My family and I were blessed to visit Kris and her family in Germany last summer, and take a whirlwind tour of parts of Europe. I not only learned interesting facts about European history and culture (The Pieta is the only piece Michelangelo signed; don’t touch the fruit at the French open-air markets unless you enjoy public scorn and ridicule; Spongebob Squarepants transcends the language barrier) but also discovered some facts about myself and my family. Like, I have an unlimited capacity for French cheese and coconut gelato. Like, no matter how much beer I drink in Rome, I will never get drunk when I walk around in the July heat. Like, even though I haven’t practiced Catholicism in decades, it still feels right to make the sign of the cross in a Cathedral. Like, I can see God in the sun rising above St. Peter’s Basilica. Kris and I both noted something about our children at the Louvre. (And, yes, we took three boys, ages 4, 5, and 7, to the Louvre for 5 hours and it was, miraculously, wonderful.) Our kids speak in pop cultural references. The mummy at the Louvre warranted a Scooby Doo reference, naturally. Raphael and Michelangelo? Teenage Mutant Ninja Turtles. There we were, in the middle of this amazing museum, in the heart of culture, and our kids were referencing cartoons . . . Kris and I winced more than once. But, in retrospect, I understand. Of course our children speak in pop cultural references . . . the apple doesn’t fall far from the tree. A quick look at our blog shows that tv shows and movies and books color our lives. It's also evidence that we have a particular affinity for pop culture from the ‘80s. And, apparently, there's a special place in my heart reserved for the Coreys. I’ve already referenced The Lost Boys; this time, it’s The Goonies.

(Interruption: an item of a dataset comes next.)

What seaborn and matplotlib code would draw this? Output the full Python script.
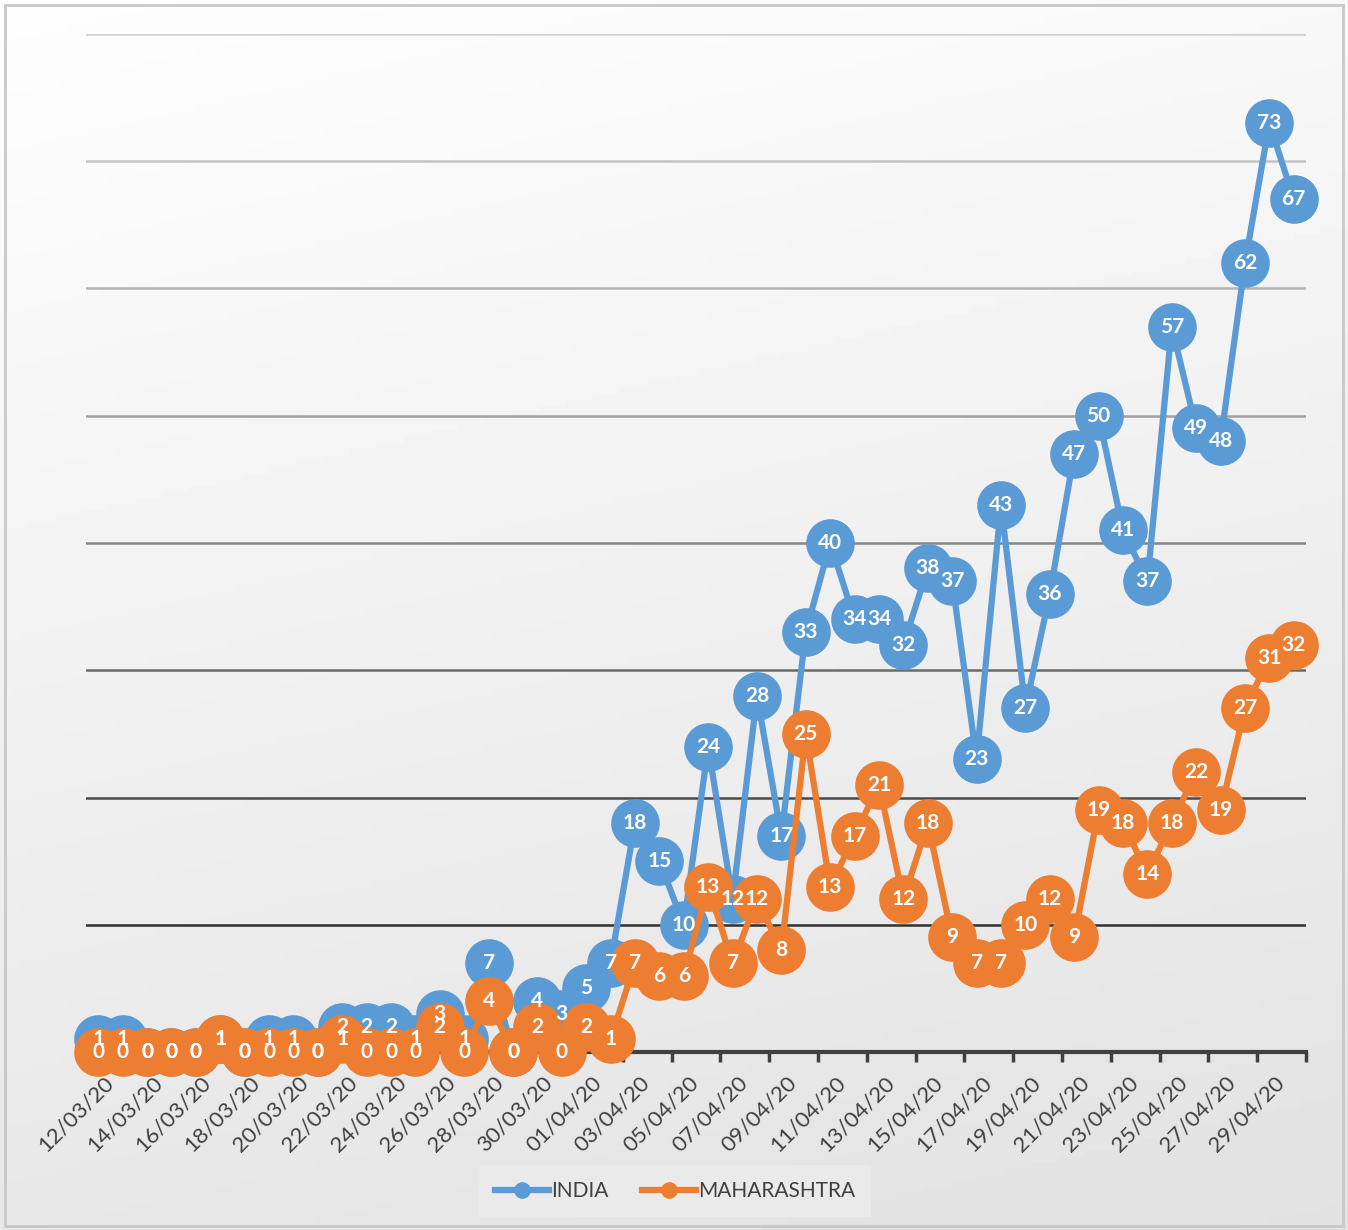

If you haven’t seen The Goonies, you’re missing out! If you haven’t watched it in years, watch it again. (It holds up well, but you’ll be surprised at the incessant swearing. I suppose it says something about how sanitized adolescent movies have become that I flinched each time the “S” word was uttered. ) Remember that scene when the kids are below ground searching for One-Eyed Willie and they find a mountain of coins? They all start screaming “treasure!” and stuffing their pockets and thinking they’ve saved their family homes from the big bad developer until Mouth (Corey Feldman) stops them. He stands on the coins, water streaming down his face, and tells them they can’t take the coins. They’re at the bottom of a wishing well, and the coins represent wishes. To us, he says, the coins are treasure, but to the people who tossed them down the well, they are dreams. And you can’t take someone’s dreams.
We received two rejections from editors in the past few days. They complimented our writing style and noted that the book had much to offer, but passed for various reasons. I get it; to them, the book is a commodity. Especially in this market, they have to know they can sell it. But I can’t help wanting to scream, “it may be a commodity to you, but to us, it’s our dream! Don’t take our dream!” I just have to keep reminding myself, other editors are considering the book and, at the end of The Goonies, the kids find treasure after all.